Adding to that unevenness, R.I.P.D. has some of the worst CGI in any major $130m movie I can recall.  It’s replete with the kind of shitty cartoony creature effects rife in pictures a decade or more ago (The Extraordinary League of Gentlemen, for example, or any given Stephen Sommers movie). They going for the Men in Black slapstick creature work, but what they’ve got is a sloppy digital mess. There’s nothing very inventive about the Deadoes visually, and the weightless CGI, with characters careening up skyscrapers or leaping to the ground from great heights, fails to be endearingly large-than-life. Mostly because it’s all so slipshod and lacking in any discernible quality control. Schwentke just has too much going on; this is busy, busy, busy, without the style to compensate.

On the plus side, R.I.P.D. doesn’t labour the point. It has some zip to it and, as undernourished as it is in terms of originality, it occasionally hits its targets. There’s an Eternal Affairs department, which investigates R.I.P.D. policing issues. Kevin Bacon is in familiar bad guy mode but he’s good loathsome value, as is a brief appearance from Robert Knepper (Knepper would actually have been a much better fit for lead villain, since he has a naturally broader style). Mary-Louise Parker has a smallish role, but her comic chops are a strong as ever (and she’s better catered for than in RED 2, which came out at the same time). And Stephanie Szostak makes an impression in the Demi Moore role, particularly when you consider she was significantly less endearing in Iron Man Three the same summer.
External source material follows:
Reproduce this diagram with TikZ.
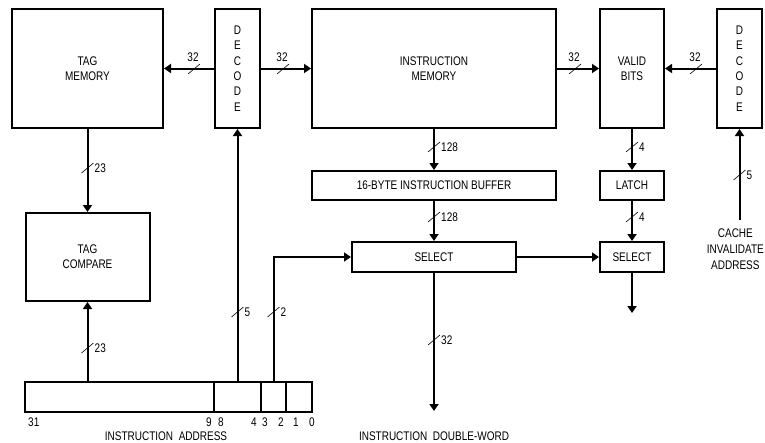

As slipshod and derivative as much of this is, it does occasionally raise a smile. Best are the avatars of Bridges’ Roy and Reynolds’s Nick; humans see them as a voluptuous blonde (Marisa Miller) and an old Chinese guy (the peerless James Hong) respectively, such an incongruous combination (and accompanied by a raucously effective use of slow motion and Robyn’s Konichiwa Bitches) it can’t fail to raise a smile every time we cut to them (which just can’t be enough times, as it happens). Then there is the Deadoes’ reaction to spicy food, particularly enjoyable when it’s Knepper mugging away with over-the-top disgust. The presence of Hong, so wholly without equal in Big Trouble in Little China, reminds you that movie is the sort of wild, whacky and witty ride this should be aspiring towards. Unfortunately, it’s nothing of the sort.

But I can’t be that down on R.I.P.D. Visually it’s frequently quite ugly, and jarringly edited. It’s noisy and lacks panache. The leads just don’t mesh and the script is hasn’t an ounce of originality. But as bad movies go, it’s rarely actually offensively bad. And occasionally it’s actually borderline good fun.